You have eaten your way through several plates of turkey, stuffing, mashed potatoes and gravy, and cranberry sauce, drank a glass – or three – of wine and watched the Macy's Thanksgiving Day Parade or your favorite college or NFL team play. Now what?
While your holiday shopping list may come to your mind, I'm thinking about all of the turkey and side dishes left over from your Thanksgiving feast! Here are a few ideas to use those yummy holiday leftovers.
For a filling breakfast, spread butter on toasted bread. Top with a sunny-side-up egg and pour on a bit of gravy. Add a slice of turkey if you want.
Make a sandwich, Thanksgiving style. Instead of using the usual mayonnaise and mustard, spread a thin layer of cranberry sauce and stuffing on both sides of a roll. Add turkey and top off with salad greens, like arugula, which adds a fresh peppery bite, or make your usual chicken salad but use chopped up turkey instead.
For a quick snack, try turkey quesadillas. Heat vegetable or canola oil in pan. Mix together cranberry sauce with a touch of finely diced fresh jalapeno. Spoon the mixture on half of a flour tortilla, or use mashed potatoes instead. Add shredded turkey and sprinkle on cheddar, Monterey Jack, or a little bit of both cheeses. Fold the tortilla in half and heat in a pan on both sides equally until the cheese is melted and the turkey is warm. Use these same ingredients to make nachos, but use pickled jalapenos instead.
For something hearty, instead of chicken, make turkey noodle soup. In a large pot, heat olive oil. Sauté a small diced onion for 3 to 4 minutes. Stir in 1/2 cup of finely chopped celery and carrots each. Cook an additional 4 minutes. Add 1 teaspoon of minced garlic. Let cook for 1 minute, then pour in 6 cups of chicken broth, or for a less salty alternative, cut the chicken broth in half and use water for the remaining 3 cups. Add a bay leaf and let simmer for 30 minutes. Mix in 2 cups of chopped turkey and sprinkle on some salt and pepper.

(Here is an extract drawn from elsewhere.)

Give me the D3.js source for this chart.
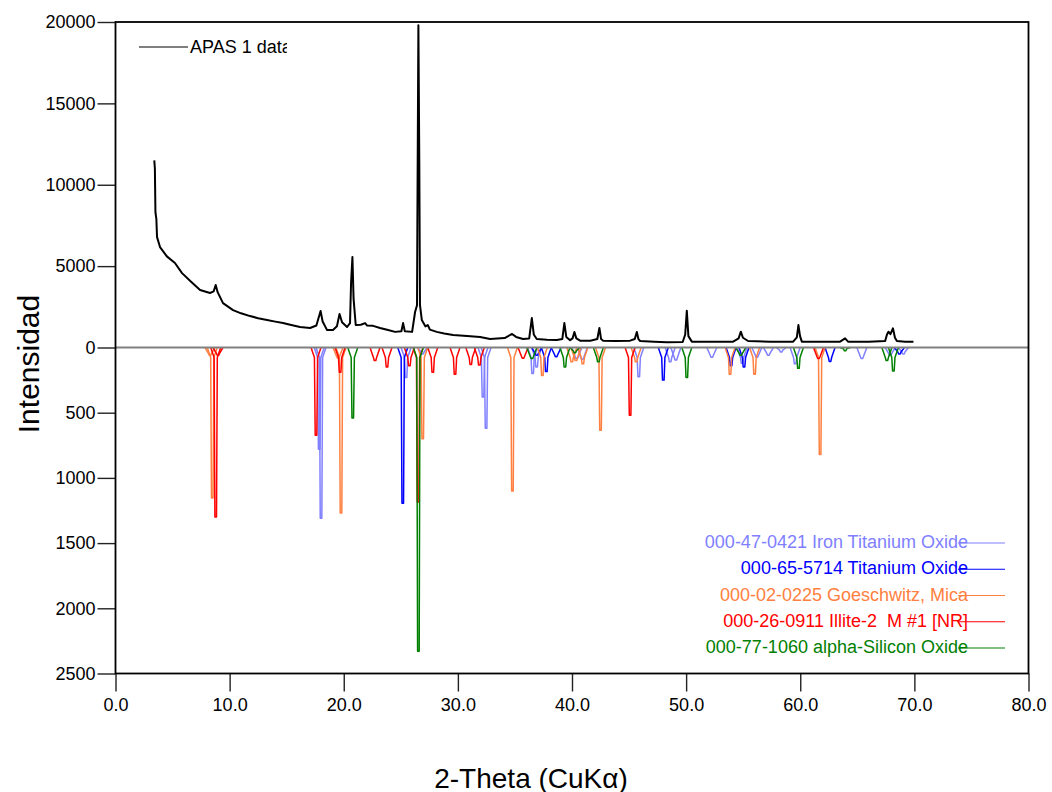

While the soup is cooking, make your favorite pasta noodles. To avoid a mushy texture, don't mix them in with the soup. Instead, keep separate and spoon noodles into individual bowls. Ladle the soup on top and enjoy. Store the soup and noodles in different containers.
Cooked turkey lasts about three days in the refrigerator. If you want to freeze your leftover turkey, think ahead and slice and divide into single portions. It will last a good three months in your freezer.
Whether you try these suggestions or your own, get your whole family involved, including the kids, and be creative. Who knows? You might make a great new lunch for school, a quick dinner that's delicious year round or a delectable treat for the cold nights ahead.